Shapiro, who lives part-time at the Governor's Residence in Harrisburg, maintains his primary residence at the Abington home.

In their federal suit against the Shapiros, the Mocks allege that the governor knew the land in question belonged to the Mocks.

After negotiations for the Shapiros to either buy or lease the land fell apart, the Mocks said in court fillings the Shapiros claimed they owned the property through "adverse possession" and started treating the property as their own by "planting large arborvitae type trees and other plants on the Mock Property, flying a drone over the Mock Property, threatening to remove healthy trees on the Mock Property, and chasing away the Mocks' arborist and surveyor."

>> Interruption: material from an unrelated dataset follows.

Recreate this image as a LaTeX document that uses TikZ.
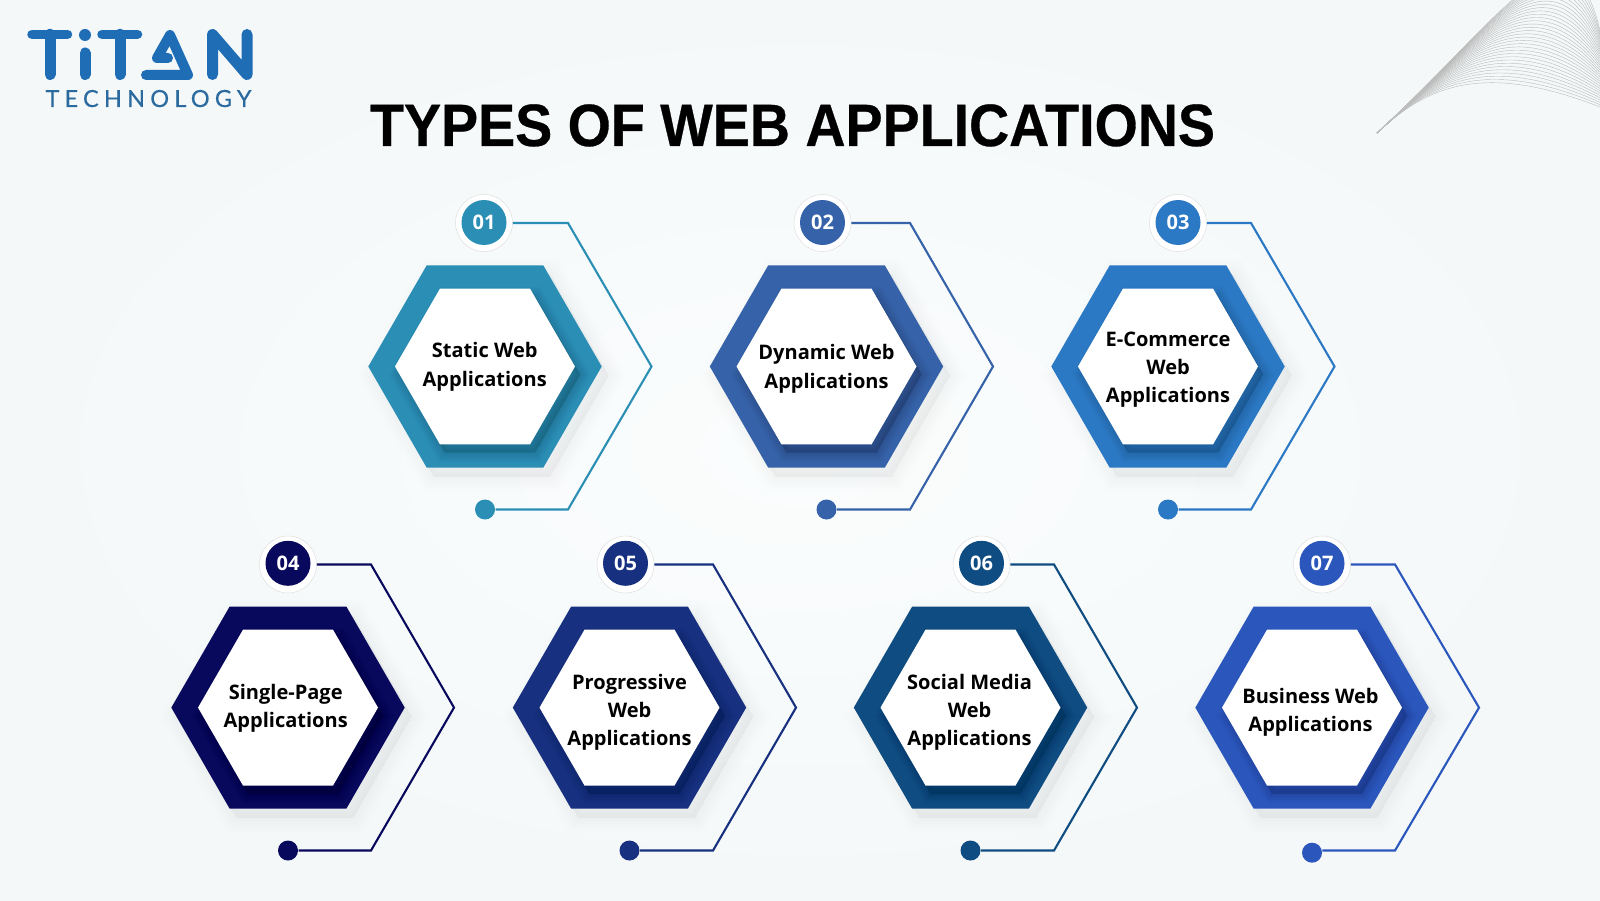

The Mocks also accused the governor of directing Pennsylvania State Police to patrol the property, and said they were ordered by officers to leave the property "on multiple occasions."

"Governor Shapiro exercised his power by virtue of state law and made possible only because he is clothed with the authority of state law," the suit said.

The Mocks have asked a judge to rule that the Shapiros violated the U.S. Constitution in this case and enter a permanent injunction to remove them from the property in question.

In a civil countersuit filed in Montgomery County, the Shapiros claimed a fence was put up before they purchased their home in 2003, and a tree line has separated the two properties along a common boundary line.

The suit says the Shapiros have treated that fence line as the actual boundary line between their property and the Mocks' property up until the summer of 2025, and have "exercised exclusive and continuous dominion and control over all the land on their side of the Fence Line." The documents go on to claim that the Mocks have also treated the fence line as the actual boundary.

After an arsonist broke into the Governor's Residence in April 2025 in a targeted attack against the governor and his family, state police made additional safety recommendations for their Abington residence, the suit said. As a result, plans were made to add security measures at the home, including a new fence around the Shapiro property. 

In the process, a land survey determined that about 2,900 square feet "exclusively possessed and occupied" by the Shapiros since 2003 fell outside their property and actually fell within the bounds of the Mocks' deed, the suit said, including the fence line. Therefore, the Shapiros weren't granted a permit to build a new security fence along the existing line.

After the discussions around buying or leasing the land from the Mocks failed, the Shapiros made "alternative security arrangements along the Fence Line and abandoned their effort to have a new fence erected along the Fence Line," the suit said. The Shapiros claim the Mocks always thought the now-disputed area was part of the Shapiro property, and never previously claimed to own it.

The Shapiros claim in their suit that because "they have been in exclusive, continuous, open, notorious, hostile, and actual possession of the Disputed Area for the statutory period of twenty-one (21) years required under Pennsylvania law," they have the "exclusive right to use, possess and occupy" the area.

Disputes over the area continued for several months, according to the documents, before the dueling suits were filed on Feb. 9, 2026.

Among their requests, the Shapiros are asking a judge to declare them the "legal and equitable owners" of the disputed area and establish updated boundary lines between the two properties.